When you read a traditional book you start at the beginning and the sense of the structure of the story partly comes from the physical book in your hand. You know how close you're getting to the end and that informs your understanding of the significance of events. That sense is gone when reading a book like this, since you are constantly moving back and forth through the book.
One of the problems this causes is that it is hard to gauge exactly how far you might be through the narrative. Naturally, your yardstick is your understanding of the original play, but given the digressions from the original storyline, or the text's tendency to expand or contract different aspects of the story, the ability to judge the narrative is difficult. This is exacerbated by the fact that there are sudden, unexpecteded endings, given certain reading choices.

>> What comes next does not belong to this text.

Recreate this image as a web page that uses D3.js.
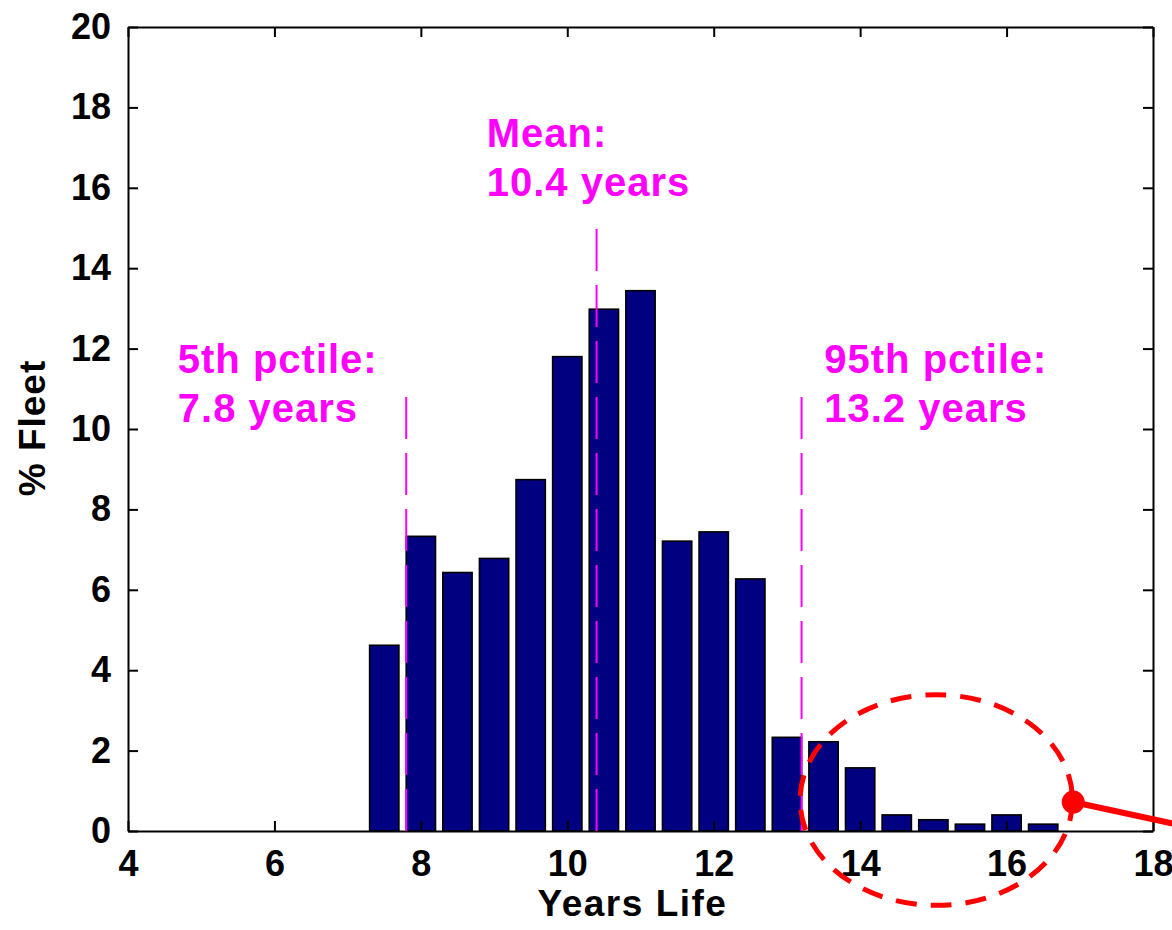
<!DOCTYPE html>
<html>
<head lang="en">
<meta charset="UTF-8">
<title>Years Life</title>
<style>
  body { margin: 0; background: #fff; }
  text { font-family: "Liberation Sans", Arial, Helvetica, sans-serif; font-weight: bold; }
</style>
</head>
<body>
<svg width="1172" height="930"></svg>
<script src="https://cdn.jsdelivr.net/npm/d3@7"></script>
<script>
// histogram bins (years) and % of fleet
var years = [7.5, 8, 8.5, 9, 9.5, 10, 10.5, 11, 11.5, 12, 12.5, 13, 13.5, 14, 14.5, 15, 15.5, 16, 16.5];
var fleetPct = [4.62, 7.33, 6.43, 6.78, 8.74, 11.8, 12.98, 13.44, 7.21, 7.44, 6.27, 2.33, 2.22, 1.57, 0.4, 0.28, 0.17, 0.4, 0.17];

var xTicks = [4, 6, 8, 10, 12, 14, 16, 18];
var yTicks = [0, 2, 4, 6, 8, 10, 12, 14, 16, 18, 20];

// marker lines: position, top of line, and label lines
var markerX = [7.8, 10.4, 13.2];
var markerTop = [11, 15, 11];
var markerLabels = [["5th pctile:", "7.8 years"], ["Mean:", "10.4 years"], ["95th pctile:", "13.2 years"]];
// where each label sits (data units: left x, baseline value of first line)
var labelX = [4.68, 8.9, 13.51];
var labelY = [11.4, 17.02, 11.4];

// red annotation: ellipse around the tail and a pointer
var ellipseC = [15.04, 0.77];
var ellipseR = [1.86, 2.62];
var pointer = [[16.91, 0.72], [19.5, -0.3]];

var svg = d3.select("svg"),
    MARGINS = {top: 27, right: 19, bottom: 99, left: 128},
    WIDTH = +svg.attr("width"),
    HEIGHT = +svg.attr("height");

var xScale = d3.scaleLinear().domain([4, 18]).range([MARGINS.left, WIDTH - MARGINS.right]);
var yScale = d3.scaleLinear().domain([0, 20]).range([HEIGHT - MARGINS.bottom, MARGINS.top]);

var barW = xScale(0.4) - xScale(0);

// bars
svg.append("g").selectAll("rect")
    .data(years)
    .enter().append("rect")
    .attr("x", function(d) { return xScale(d) - barW / 2; })
    .attr("y", function(d, i) { return yScale(fleetPct[i]); })
    .attr("width", barW)
    .attr("height", function(d, i) { return yScale(0) - yScale(fleetPct[i]); })
    .attr("fill", "#000080")
    .attr("stroke", "#000")
    .attr("stroke-width", 1.6);

// axes (box with inward ticks)
var fontSize = 36;
var xAxis = d3.axisBottom(xScale).tickValues(xTicks).tickSizeInner(-10).tickSizeOuter(0).tickPadding(19);
var yAxis = d3.axisLeft(yScale).tickValues(yTicks).tickSizeInner(-10).tickSizeOuter(0).tickPadding(17);

var gx = svg.append("g")
    .attr("transform", "translate(0," + yScale(0) + ")")
    .call(xAxis);
var gy = svg.append("g")
    .attr("transform", "translate(" + xScale(4) + ",0)")
    .call(yAxis);
svg.append("g")
    .attr("transform", "translate(0," + yScale(20) + ")")
    .call(d3.axisTop(xScale).tickValues(xTicks).tickSizeInner(-10).tickSizeOuter(0).tickFormat(""));
svg.append("g")
    .attr("transform", "translate(" + xScale(18) + ",0)")
    .call(d3.axisRight(yScale).tickValues(yTicks).tickSizeInner(-10).tickSizeOuter(0).tickFormat(""));

svg.selectAll(".domain").attr("stroke", "#000").attr("stroke-width", 2);
svg.selectAll(".tick line").attr("stroke", "#000").attr("stroke-width", 2);
svg.selectAll(".tick text")
    .attr("fill", "#000")
    .style("font-size", fontSize + "px")
    .style("font-family", "'Liberation Sans', Arial, sans-serif")
    .style("font-weight", "bold");

// axis titles
svg.append("text")
    .attr("x", (xScale(4) + xScale(18)) / 2 - 8)
    .attr("y", 916)
    .attr("text-anchor", "middle")
    .style("font-size", "37px")
    .style("letter-spacing", "1.5px")
    .text("Years Life");

svg.append("text")
    .attr("transform", "translate(45," + 428 + ") rotate(-90)")
    .attr("text-anchor", "middle")
    .style("font-size", "37px")
    .style("letter-spacing", "1px")
    .text("% Fleet");

// dashed marker lines, drawn from bottom upward
svg.append("g").selectAll("line")
    .data(markerX)
    .enter().append("line")
    .attr("x1", function(d) { return xScale(d); })
    .attr("x2", function(d) { return xScale(d); })
    .attr("y1", yScale(0))
    .attr("y2", function(d, i) { return yScale(markerTop[i]); })
    .attr("stroke", "#ff00ff")
    .attr("stroke-width", 2)
    .attr("stroke-dasharray", "42,14");

// marker labels
markerLabels.forEach(function(lines, i) {
    var t = svg.append("text")
        .attr("x", xScale(labelX[i]))
        .attr("y", yScale(labelY[i]))
        .attr("fill", "#ff00ff")
        .style("font-size", "40px")
        .style("letter-spacing", "1px");
    lines.forEach(function(s, j) {
        t.append("tspan")
            .attr("x", xScale(labelX[i]))
            .attr("dy", j === 0 ? 0 : 49)
            .text(s);
    });
});

// red annotation
svg.append("ellipse")
    .attr("cx", xScale(ellipseC[0]))
    .attr("cy", yScale(ellipseC[1]))
    .attr("rx", xScale(ellipseR[0]) - xScale(0))
    .attr("ry", yScale(0) - yScale(ellipseR[1]))
    .attr("fill", "none")
    .attr("stroke", "#ff0000")
    .attr("stroke-width", 5)
    .attr("stroke-dasharray", "21,14");

var lineGen = d3.line()
    .x(function(d) { return xScale(d[0]); })
    .y(function(d) { return yScale(d[1]); });

svg.append("path")
    .attr("d", lineGen(pointer))
    .attr("stroke", "#ff0000")
    .attr("stroke-width", 6)
    .attr("fill", "none");

svg.append("circle")
    .attr("cx", xScale(pointer[0][0]))
    .attr("cy", yScale(pointer[0][1]))
    .attr("r", 11.5)
    .attr("fill", "#ff0000");
</script>
</body>
</html>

In the end, the way I handled this, just to ensure I had a good grasp of how much of the book I had read, was to start marking off section numbers as I read them, then I marked off links at the bottom of each section as I followed those. I also used multiple bookmarks to get me back to sections when a reading path led me to an unexpected end. Naturally, this is not necessary - it's the action of someone determined to get through as much of the book as possible - but I realised I needed to do it if I wasn't to fall hopelessly into a confused and repetitious reading pattern.
I guess the problem comes mainly if you're concerned you're going to miss something. If you merely want to dip into the book, this isn't a concern.